• STORED ROWS
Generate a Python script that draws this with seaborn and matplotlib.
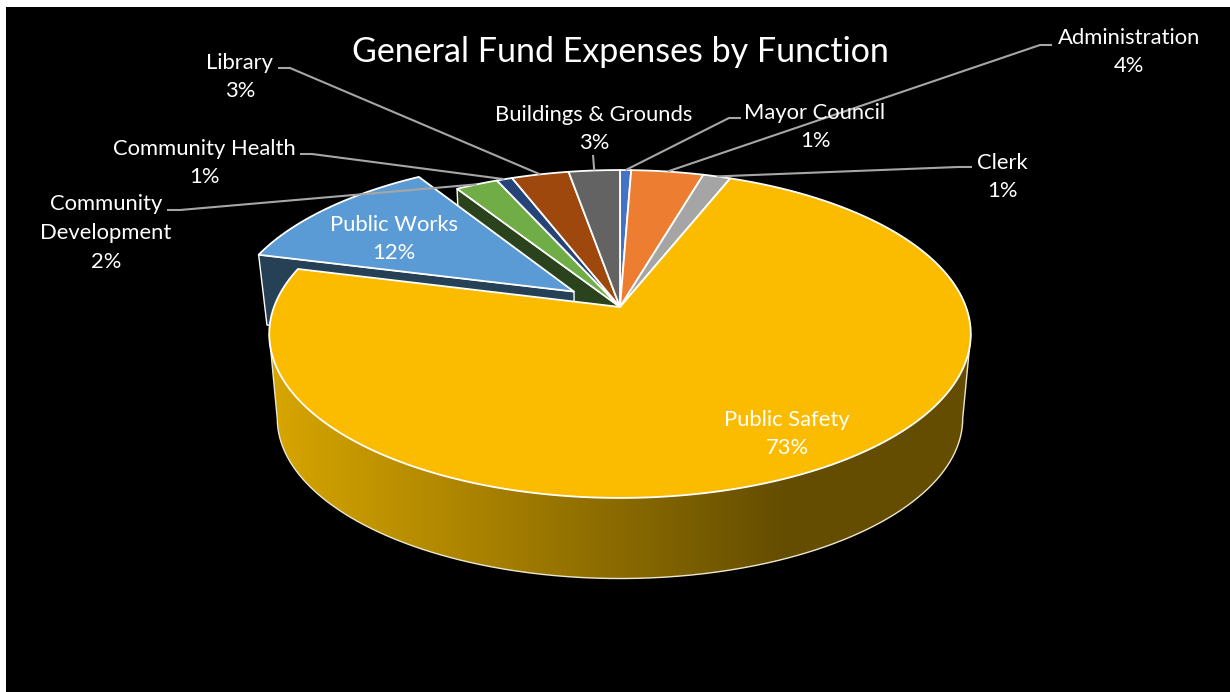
import numpy as np
import matplotlib
matplotlib.use("Agg")
import matplotlib.pyplot as plt
from matplotlib.patches import Polygon
import seaborn as sns

# Budget shares, clockwise from twelve o'clock
categories = ["Mayor Council", "Administration", "Clerk", "Public Safety", "Public Works",
              "Community\nDevelopment", "Community Health", "Library", "Buildings & Grounds"]
shares = [0.6, 3.9, 1.49, 73.0, 12.0, 2.3, 0.85, 3.1, 2.76]
slice_colors = ["#4472C4", "#ED7D31", "#A5A5A5", "#FBBC00", "#5B9BD5",
                "#70AD47", "#264478", "#9E480E", "#636363"]
title_text = "General Fund Expenses by Function"

# Label centres, leader elbows (label end, elbow) in pixel-scaled axes units
label_xy = [(815, 127), (1129, 52), (1002, 177), (787, 434), (394, 239),
            (106, 233), (204, 163), (240, 77), (594, 129)]
leader_start = [(741, 118), (1052, 45), (972, 167), None, None,
                (167, 210), (300, 154), (278, 68), (593, 155)]
leader_elbow = [(729, 118), (1040, 45), (958, 167), None, None,
                (180, 210), (312, 154), (290, 68), None]

# Projection of the tilted disc
CX, CY = 620.0, 307.0
RAD_X, RAD_Y = 346.0, 159.5
PERSP = 0.1646
FLOOR_SCALE, FLOOR_DROP = 0.977, 85.0
BACK_DROP = 69.0
EXPLODE = 0.167
EXPLODED = "Public Works"


def project(u, v, drop=None):
    u, v = np.asarray(u, float), np.asarray(v, float)
    w = 1 + PERSP * v
    x, y = RAD_X * u / w, -RAD_Y * v / w
    if drop is not None:
        x, y = x * FLOOR_SCALE, y * FLOOR_SCALE + drop
    return np.column_stack([CX + x, CY + y])


def arc(a0, a1, shift=(0.0, 0.0), drop=None, n=200):
    t = np.linspace(a0, a1, n)
    return project(shift[0] + np.sin(t), shift[1] + np.cos(t), drop)


sns.set_theme(style="dark")
plt.rcParams["font.family"] = ["Lato", "DejaVu Sans"]

fig = plt.figure(figsize=(12.3, 6.92), dpi=100, facecolor="white")
ax = fig.add_axes([6 / 1230, 0, 1224 / 1230, 685 / 692], facecolor="black")
ax.set_axis_off()
ax.add_patch(plt.Rectangle((6, 7), 1224, 685, color="black", zorder=0))

fractions = np.array(shares) / np.sum(shares)
edges = np.concatenate([[0], np.cumsum(fractions)]) * 2 * np.pi
palette = sns.color_palette(slice_colors)
index = {c: i for i, c in enumerate(categories)}
mids = (edges[:-1] + edges[1:]) / 2

ex = index[EXPLODED]
shift = (EXPLODE * np.sin(mids[ex]), EXPLODE * np.cos(mids[ex]))

# Cut face of the neighbouring slice, exposed by the pulled-out wedge
nb = ex + 1
face = np.vstack([[[CX, CY]], arc(edges[nb], edges[nb], n=1),
                  arc(edges[nb], edges[nb], drop=FLOOR_DROP, n=1), project([0], [0], FLOOR_DROP)])
ax.fill(*face.T, fc="#2A431C", ec="white", lw=1.0, zorder=2)

# Cut face of the pulled-out wedge
a0 = edges[ex]
face = np.vstack([project([shift[0]], [shift[1]]), arc(a0, a0, shift, n=1),
                  arc(a0, a0, shift, BACK_DROP, n=1), project([shift[0]], [shift[1]], BACK_DROP)])
ax.fill(*face.T, fc="#264055", ec="white", lw=1.0, zorder=3)

# Outer wall of the large slice, shaded left to right between its silhouette tangents
tangent = np.arccos(-PERSP)
wall_top = arc(tangent, 2 * np.pi - tangent, n=500)
wall_bot = arc(2 * np.pi - tangent, tangent, drop=FLOOR_DROP, n=500)
wall_shape = Polygon(np.vstack([wall_top, wall_bot]), closed=True, transform=ax.transData, fc="none", ec="none")
ax.add_patch(wall_shape)
wall_cmap = sns.blend_palette(["#D8A600", "#644D00"], as_cmap=True)
ramp = np.clip(np.linspace(0, 1, 512) / 0.74, 0, 1)
shade = ax.imshow(ramp[None, :], cmap=wall_cmap, aspect="auto", vmin=0, vmax=1,
                  extent=(268, 972, 600, 300), zorder=4, interpolation="bilinear")
shade.set_clip_path(wall_shape)
ax.plot(*np.vstack([wall_top[-1], wall_bot, wall_top[0]]).T, color="#EDE6CF", lw=1.0, zorder=4.5)

# Upper faces of all slices
for i, color in enumerate(palette):
    off = shift if i == ex else (0.0, 0.0)
    poly = np.vstack([project([off[0]], [off[1]]), arc(edges[i], edges[i + 1], off)])
    ax.fill(*poly.T, fc=color, ec="white", lw=1.3, joinstyle="round", zorder=6 if i != ex else 3.5)

# Leader lines run from each outside label to its slice's rim
for i in range(len(categories)):
    if leader_start[i] is None:
        continue
    rim = arc(mids[i], mids[i], n=1)[0]
    pts = [leader_start[i]] + ([leader_elbow[i]] if leader_elbow[i] else []) + [tuple(rim)]
    ax.plot(*np.array(pts).T, color="#A6A6A6", lw=1.5, zorder=7, solid_capstyle="butt")

# Name and rounded percentage of each slice
for i, name in enumerate(categories):
    ax.text(*label_xy[i], f"{name}\n{fractions[i] * 100:.0f}%", color="white", fontsize=15.85,
            ha="center", va="center", linespacing=1.55, zorder=8)

ax.text(620, 52, title_text, color="white", fontsize=24.5, ha="center", va="center", zorder=8)

ax.set_xlim(6, 1230)
ax.set_ylim(692, 7)
fig.savefig("out.png", dpi=100, facecolor=fig.get_facecolor())
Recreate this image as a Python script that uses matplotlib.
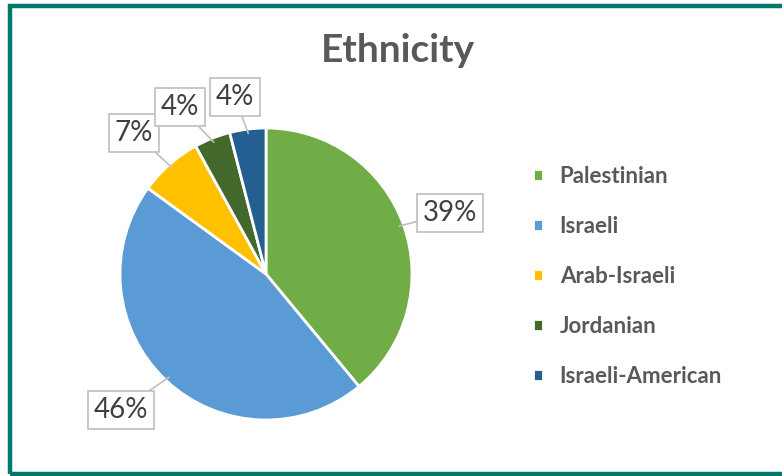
import matplotlib
matplotlib.use("Agg")
import matplotlib.pyplot as plt
import numpy as np
from matplotlib.patches import Rectangle

# data
groups = ["Palestinian", "Israeli", "Arab-Israeli", "Jordanian", "Israeli-American"]
shares = [39, 46, 7, 4, 4]
colors = ["#70AD47", "#5B9BD5", "#FFC000", "#43682B", "#255E91"]

# label box centres (pixel coords, y from top)
label_pos = [(450, 213), (121, 410), (134, 133), (180, 107), (235, 97)]

plt.rcParams['font.family'] = ['Lato', 'DejaVu Sans']

W, H = 782, 476
fig = plt.figure(figsize=(W / 100, H / 100), dpi=100)
ax = fig.add_axes([0, 0, 1, 1])

# teal frame (right side runs off the picture)
fig.patches.append(Rectangle((9.5 / W, 2 / H), 800 / W, (H - 8) / H,
                             transform=fig.transFigure, fill=False,
                             edgecolor="#00796B", linewidth=3.2))

cx, cy, r = 266, H - 274, 146
wedges, _ = ax.pie(shares, colors=colors, startangle=90, counterclock=False,
                   center=(cx, cy), radius=r, frame=True,
                   wedgeprops=dict(edgecolor="white", linewidth=2))
ax.set_xlim(0, W)
ax.set_ylim(0, H)
ax.set_aspect('equal')
ax.axis('off')

ax.text(398, H - 50, "Ethnicity", ha='center', va='center', fontsize=28,
        fontweight='bold', color="#595959")

for w, v, (lx, ly) in zip(wedges, shares, label_pos):
    ang = np.deg2rad((w.theta1 + w.theta2) / 2)
    px = cx + r * np.cos(ang) * 0.97
    py = cy + r * np.sin(ang) * 0.97
    ax.annotate(f"{v}%", xy=(px, py), xytext=(lx, H - ly),
                ha='center', va='center', fontsize=20, color="#404040",
                bbox=dict(boxstyle="square,pad=0.22", fc="white", ec="#BFBFBF", lw=1.2),
                arrowprops=dict(arrowstyle="-", color="#BFBFBF", lw=1.2,
                                shrinkA=0, shrinkB=0))

leg = ax.legend(wedges, groups, loc='upper left', bbox_to_anchor=(513 / W, 1 - 146 / H),
                bbox_transform=fig.transFigure, frameon=False,
                prop=dict(weight='bold', size=16), labelcolor="#595959",
                handlelength=0.45, handleheight=0.45, handletextpad=0.75,
                labelspacing=1.3)

fig.savefig("out.png", dpi=100, facecolor="white")
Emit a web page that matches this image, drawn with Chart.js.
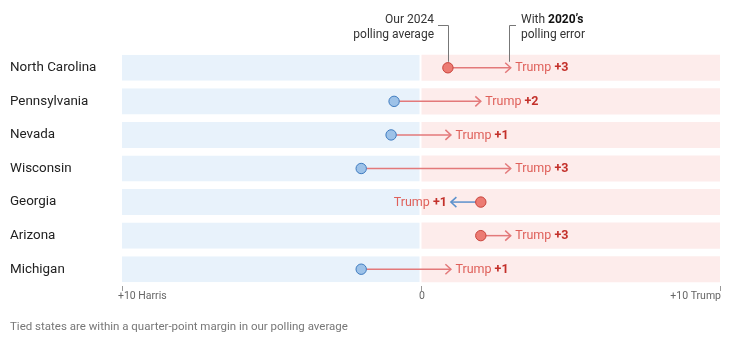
<!DOCTYPE html>
<html>
<head>
<meta charset="utf-8">
<script src="https://cdn.jsdelivr.net/npm/chart.js@4/dist/chart.umd.min.js"></script>
<style>
  html, body { margin: 0; padding: 0; background: #fff; }
  #wrap { position: relative; width: 747px; height: 346px; }
  #note { position: absolute; left: 10px; top: 319px; font: 11.5px Roboto, sans-serif; color: #777; }
</style>
</head>
<body>
<div id="wrap">
  <canvas id="c" width="747" height="346"></canvas>
  <div id="note">Tied states are within a quarter-point margin in our polling average</div>
</div>
<script>
// Battleground states, top to bottom
const states = ['North Carolina', 'Pennsylvania', 'Nevada', 'Wisconsin', 'Georgia', 'Arizona', 'Michigan'];
// 2024 polling average margin (negative = Harris lead, positive = Trump lead)
const pollingAverage = [0.9, -0.9, -1, -2, 2, 2, -2];
// Margin after applying the 2020 polling error
const with2020Error = [3, 2, 1, 3, 1, 3, 1];
// Axis range and its tick labels
const axisMin = -10;
const axisMax = 10;
const axisTicks = [-10, 0, 10];
const axisTickLabels = ['+10 Harris', '0', '+10 Trump'];

const FONT = 'Roboto, sans-serif';
const RED_DOT = '#ec7b73', RED_DOT_EDGE = '#c9433b';
const BLUE_DOT = '#9dc2e8', BLUE_DOT_EDGE = '#3f7cc0';
const RED_ARROW = '#e3797a', BLUE_ARROW = '#5c91cc';

// Arrows from the polling average to the error-adjusted margin, plus their labels
const arrowPlugin = {
  id: 'arrows',
  beforeDatasetDraw(chart, args) {
    if (args.meta.type !== 'scatter') return;
    const ctx = chart.ctx, xs = chart.scales.x, ys = chart.scales.y;
    ctx.save();
    states.forEach((s, i) => {
      const y = ys.getPixelForValue(i);
      const x0 = xs.getPixelForValue(pollingAverage[i]);
      const x1 = xs.getPixelForValue(with2020Error[i]);
      const dir = x1 >= x0 ? 1 : -1;
      const col = dir > 0 ? RED_ARROW : BLUE_ARROW;
      ctx.strokeStyle = col;
      ctx.lineWidth = 1.5;
      ctx.beginPath();
      ctx.moveTo(x0, y);
      ctx.lineTo(x1, y);
      ctx.stroke();
      ctx.beginPath();
      ctx.moveTo(x1 - dir * 5.5, y - 5);
      ctx.lineTo(x1, y);
      ctx.lineTo(x1 - dir * 5.5, y + 5);
      ctx.stroke();

      // label: "Trump" + bold margin
      const v = with2020Error[i];
      const who = v >= 0 ? 'Trump ' : 'Harris ';
      const num = '+' + Math.abs(v);
      ctx.textBaseline = 'middle';
      ctx.font = '12.5px ' + FONT;
      const w1 = ctx.measureText(who).width;
      ctx.font = 'bold 12.5px ' + FONT;
      const w2 = ctx.measureText(num).width;
      let tx = dir > 0 ? x1 + 4.5 : x1 - 4 - w1 - w2;
      ctx.textAlign = 'left';
      ctx.font = '12.5px ' + FONT;
      ctx.fillStyle = '#df605a';
      ctx.fillText(who, tx, y + 0.5);
      ctx.font = 'bold 12.5px ' + FONT;
      ctx.fillStyle = '#c3302a';
      ctx.fillText(num, tx + w1, y + 0.5);
    });
    ctx.restore();
  },
  afterDraw(chart) {
    const ctx = chart.ctx, xs = chart.scales.x, ys = chart.scales.y;
    ctx.save();
    // x-axis labels: outer ones aligned to the band edges
    ctx.font = '10.5px ' + FONT;
    ctx.fillStyle = '#666';
    ctx.textBaseline = 'middle';
    axisTicks.forEach((t, k) => {
      const x = xs.getPixelForValue(t);
      ctx.textAlign = k === 0 ? 'left' : (k === axisTicks.length - 1 ? 'right' : 'center');
      ctx.fillText(axisTickLabels[k], k === 0 ? x - 4 : x + 1, 296);
    });

    // leader notes over the first row
    const y0 = ys.getPixelForValue(0);
    const xa = Math.round(xs.getPixelForValue(pollingAverage[0]));
    const xe = Math.round(xs.getPixelForValue(with2020Error[0]) - 2);
    ctx.strokeStyle = '#777';
    ctx.lineWidth = 1;
    ctx.beginPath();
    ctx.moveTo(xa - 10, 25.5); ctx.lineTo(xa + 0.5, 25.5); ctx.lineTo(xa + 0.5, y0 - 6);
    ctx.moveTo(xe + 7, 25.5); ctx.lineTo(xe + 0.5, 25.5); ctx.lineTo(xe + 0.5, y0 - 6);
    ctx.stroke();

    ctx.fillStyle = '#333';
    ctx.font = '12px ' + FONT;
    ctx.textAlign = 'right';
    ctx.fillText('Our 2024', xa - 14, 20);
    ctx.fillText('polling average', xa - 14, 35);
    ctx.textAlign = 'left';
    const tx = xe + 12;
    ctx.fillText('With ', tx, 20);
    const ww = ctx.measureText('With ').width;
    ctx.font = 'bold 12px ' + FONT;
    ctx.fillStyle = '#111';
    ctx.fillText('2020\u2019s', tx + ww, 20);
    ctx.font = '12px ' + FONT;
    ctx.fillStyle = '#333';
    ctx.fillText('polling error', tx, 35);
    ctx.restore();
  }
};

new Chart(document.getElementById('c'), {
  type: 'bar',
  data: {
    labels: states,
    datasets: [
      {
        type: 'scatter',
        data: states.map((s, i) => ({ x: pollingAverage[i], y: s })),
        pointRadius: 5.2,
        pointBorderWidth: 1,
        pointBackgroundColor: pollingAverage.map(v => v > 0 ? RED_DOT : BLUE_DOT),
        pointBorderColor: pollingAverage.map(v => v > 0 ? RED_DOT_EDGE : BLUE_DOT_EDGE),
        order: 0
      },
      {
        data: states.map(() => [axisMin, 0]),
        backgroundColor: '#e8f2fb',
        borderColor: '#ffffff',
        borderWidth: { top: 0, right: 1, bottom: 0, left: 0 },
        borderSkipped: false,
        barPercentage: 0.776,
        categoryPercentage: 1,
        grouped: false,
        order: 2
      },
      {
        data: states.map(() => [0, axisMax]),
        backgroundColor: '#fdeceb',
        borderWidth: 0,
        barPercentage: 0.776,
        categoryPercentage: 1,
        grouped: false,
        order: 1
      }
    ]
  },
  options: {
    indexAxis: 'y',
    responsive: false,
    animation: false,
    events: [],
    layout: { padding: { left: 10, right: 27, top: 51, bottom: 0 } },
    plugins: { legend: { display: false }, tooltip: { enabled: false } },
    scales: {
      x: {
        type: 'linear',
        min: axisMin,
        max: axisMax,
        afterBuildTicks(scale) { scale.ticks = axisTicks.map(v => ({ value: v })); },
        afterFit(scale) { scale.height = 60; },
        border: { display: false },
        grid: { drawOnChartArea: false, drawTicks: true, tickLength: 5, tickColor: '#999', lineWidth: 1 },
        ticks: { display: false }
      },
      y: {
        type: 'category',
        afterFit(scale) { scale.width = 112; },
        border: { display: false },
        grid: { display: false },
        ticks: { crossAlign: 'far', color: '#222', font: { family: FONT, size: 13.4 } }
      }
    }
  },
  plugins: [arrowPlugin]
});
</script>
</body>
</html>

• WRITTEN TASK
Read through the entries and copy every line that includes "script".

• SOLVED EXERCISE
Generate a Python script that draws this with seaborn and matplotlib.
Recreate this image as a Python script that uses matplotlib.
<script src="https://cdn.jsdelivr.net/npm/chart.js@4/dist/chart.umd.min.js"></script>
<script>
</script>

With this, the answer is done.